Aim of the task
Return only the count of lines in which the word "chart" appears.

Records supplied
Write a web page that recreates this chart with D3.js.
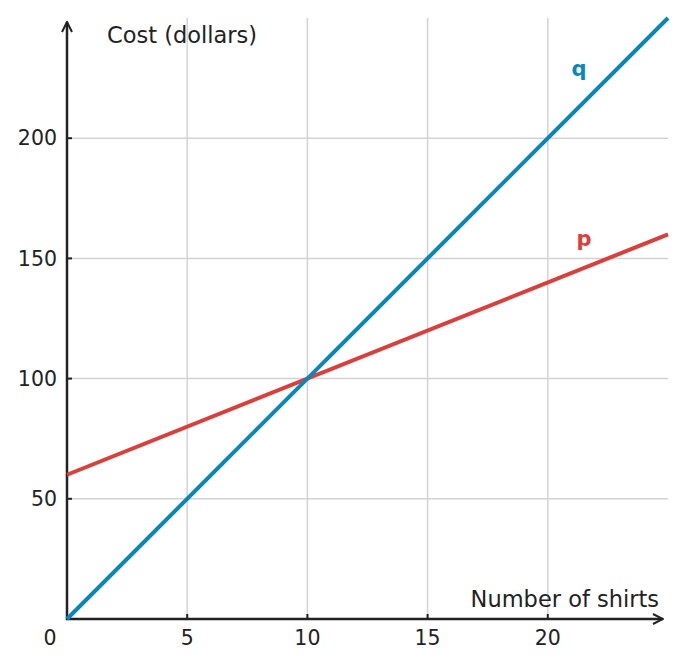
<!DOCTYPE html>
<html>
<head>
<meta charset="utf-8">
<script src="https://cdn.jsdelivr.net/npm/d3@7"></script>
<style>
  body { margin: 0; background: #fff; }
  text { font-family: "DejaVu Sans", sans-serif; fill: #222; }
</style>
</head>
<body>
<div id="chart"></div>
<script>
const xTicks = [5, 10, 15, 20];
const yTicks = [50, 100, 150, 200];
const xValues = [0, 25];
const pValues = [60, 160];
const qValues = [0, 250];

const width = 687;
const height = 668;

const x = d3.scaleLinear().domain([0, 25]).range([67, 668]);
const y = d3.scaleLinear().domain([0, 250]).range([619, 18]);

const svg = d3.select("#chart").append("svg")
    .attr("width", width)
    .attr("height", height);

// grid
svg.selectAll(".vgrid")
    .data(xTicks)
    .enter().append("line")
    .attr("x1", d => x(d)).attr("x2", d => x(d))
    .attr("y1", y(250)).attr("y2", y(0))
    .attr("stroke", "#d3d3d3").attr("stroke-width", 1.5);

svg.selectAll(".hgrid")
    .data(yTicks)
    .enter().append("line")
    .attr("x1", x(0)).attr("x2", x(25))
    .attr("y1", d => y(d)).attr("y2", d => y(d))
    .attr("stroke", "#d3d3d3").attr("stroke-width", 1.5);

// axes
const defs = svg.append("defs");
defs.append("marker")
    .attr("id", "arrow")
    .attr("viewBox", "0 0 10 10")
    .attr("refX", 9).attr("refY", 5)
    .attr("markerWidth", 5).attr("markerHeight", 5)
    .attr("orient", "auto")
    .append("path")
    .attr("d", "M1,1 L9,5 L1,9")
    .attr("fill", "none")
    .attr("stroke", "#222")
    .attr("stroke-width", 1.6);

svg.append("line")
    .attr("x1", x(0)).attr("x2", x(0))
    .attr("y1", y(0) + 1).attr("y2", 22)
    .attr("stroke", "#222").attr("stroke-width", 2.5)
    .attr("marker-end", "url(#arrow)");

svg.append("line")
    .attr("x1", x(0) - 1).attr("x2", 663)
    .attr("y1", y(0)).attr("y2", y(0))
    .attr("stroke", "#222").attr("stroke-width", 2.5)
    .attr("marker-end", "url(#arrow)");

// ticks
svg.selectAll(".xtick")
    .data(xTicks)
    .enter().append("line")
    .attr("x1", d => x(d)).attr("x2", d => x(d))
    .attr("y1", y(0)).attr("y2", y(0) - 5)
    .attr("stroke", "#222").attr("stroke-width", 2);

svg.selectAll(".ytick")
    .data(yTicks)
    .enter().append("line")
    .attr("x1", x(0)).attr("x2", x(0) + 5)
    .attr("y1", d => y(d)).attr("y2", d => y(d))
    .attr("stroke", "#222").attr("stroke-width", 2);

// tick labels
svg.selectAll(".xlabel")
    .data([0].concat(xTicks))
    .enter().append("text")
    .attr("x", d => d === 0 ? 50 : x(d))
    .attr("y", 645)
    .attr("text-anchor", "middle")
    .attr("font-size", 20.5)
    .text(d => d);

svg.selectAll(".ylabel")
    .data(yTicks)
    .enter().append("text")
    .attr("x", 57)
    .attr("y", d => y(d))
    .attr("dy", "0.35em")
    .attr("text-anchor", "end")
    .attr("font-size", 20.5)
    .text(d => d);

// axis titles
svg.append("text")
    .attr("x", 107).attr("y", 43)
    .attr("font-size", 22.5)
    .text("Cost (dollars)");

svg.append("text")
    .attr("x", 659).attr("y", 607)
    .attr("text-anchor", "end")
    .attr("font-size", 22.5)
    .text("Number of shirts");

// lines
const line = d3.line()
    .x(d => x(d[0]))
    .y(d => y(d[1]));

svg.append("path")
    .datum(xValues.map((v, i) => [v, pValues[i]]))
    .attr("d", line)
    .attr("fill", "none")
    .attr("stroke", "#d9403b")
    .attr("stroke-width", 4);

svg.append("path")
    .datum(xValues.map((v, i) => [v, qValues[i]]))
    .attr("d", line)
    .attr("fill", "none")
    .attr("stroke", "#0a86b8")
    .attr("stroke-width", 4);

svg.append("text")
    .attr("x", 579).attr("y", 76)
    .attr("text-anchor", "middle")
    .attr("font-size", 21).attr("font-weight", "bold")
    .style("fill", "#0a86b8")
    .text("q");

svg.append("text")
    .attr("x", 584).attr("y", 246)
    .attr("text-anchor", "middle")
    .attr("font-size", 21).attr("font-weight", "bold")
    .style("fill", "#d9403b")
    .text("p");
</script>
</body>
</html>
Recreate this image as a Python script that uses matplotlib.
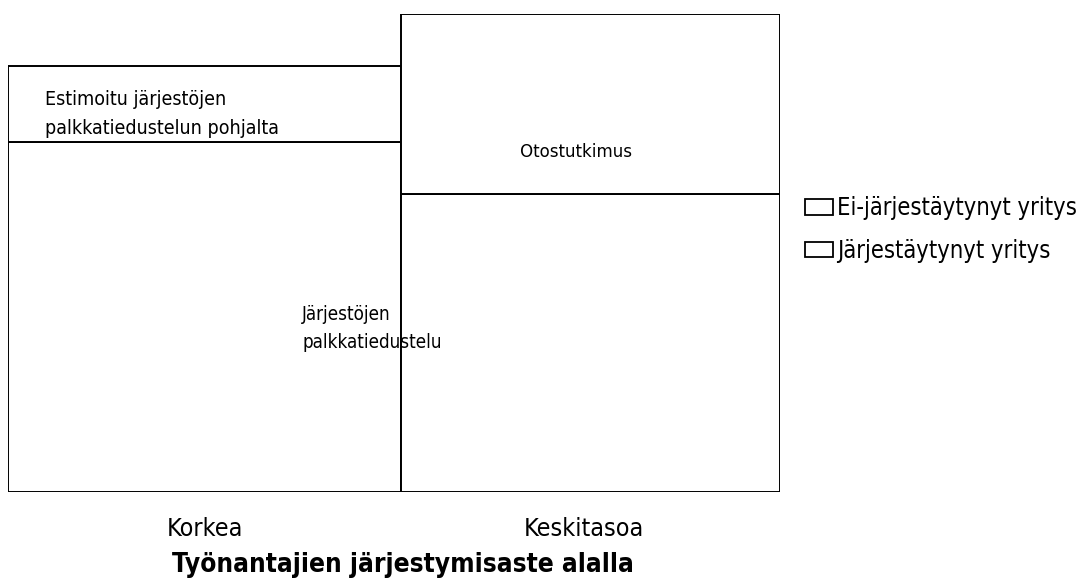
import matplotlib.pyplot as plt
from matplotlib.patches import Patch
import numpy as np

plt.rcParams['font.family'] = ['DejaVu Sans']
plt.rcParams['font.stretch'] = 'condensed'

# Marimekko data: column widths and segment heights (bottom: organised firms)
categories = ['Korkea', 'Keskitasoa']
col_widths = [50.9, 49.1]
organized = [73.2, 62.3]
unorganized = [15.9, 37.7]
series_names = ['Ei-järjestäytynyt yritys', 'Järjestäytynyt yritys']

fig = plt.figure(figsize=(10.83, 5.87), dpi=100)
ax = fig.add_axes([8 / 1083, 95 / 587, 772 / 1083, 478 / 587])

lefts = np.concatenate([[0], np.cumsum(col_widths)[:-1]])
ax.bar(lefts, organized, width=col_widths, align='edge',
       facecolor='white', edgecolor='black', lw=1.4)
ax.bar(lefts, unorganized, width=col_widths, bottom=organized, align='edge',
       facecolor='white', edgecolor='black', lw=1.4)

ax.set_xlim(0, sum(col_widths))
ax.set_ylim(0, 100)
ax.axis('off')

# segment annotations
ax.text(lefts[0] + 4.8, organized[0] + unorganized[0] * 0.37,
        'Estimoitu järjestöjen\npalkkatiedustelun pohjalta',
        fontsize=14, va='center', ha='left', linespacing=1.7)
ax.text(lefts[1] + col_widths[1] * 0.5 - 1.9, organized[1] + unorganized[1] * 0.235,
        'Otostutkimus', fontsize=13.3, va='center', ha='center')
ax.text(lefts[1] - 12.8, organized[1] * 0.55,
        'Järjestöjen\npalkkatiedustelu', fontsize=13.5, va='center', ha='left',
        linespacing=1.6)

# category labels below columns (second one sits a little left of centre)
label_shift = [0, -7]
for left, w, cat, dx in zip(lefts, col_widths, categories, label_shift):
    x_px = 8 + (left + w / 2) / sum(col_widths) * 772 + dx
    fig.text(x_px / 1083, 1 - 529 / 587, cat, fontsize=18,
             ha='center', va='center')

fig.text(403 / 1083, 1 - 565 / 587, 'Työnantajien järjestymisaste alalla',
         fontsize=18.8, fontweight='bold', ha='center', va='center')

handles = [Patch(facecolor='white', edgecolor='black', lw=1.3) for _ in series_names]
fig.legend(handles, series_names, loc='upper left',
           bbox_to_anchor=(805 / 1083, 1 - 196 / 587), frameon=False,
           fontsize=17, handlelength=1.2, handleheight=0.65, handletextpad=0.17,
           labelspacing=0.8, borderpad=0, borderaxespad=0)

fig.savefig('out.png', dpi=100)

Expected answer
3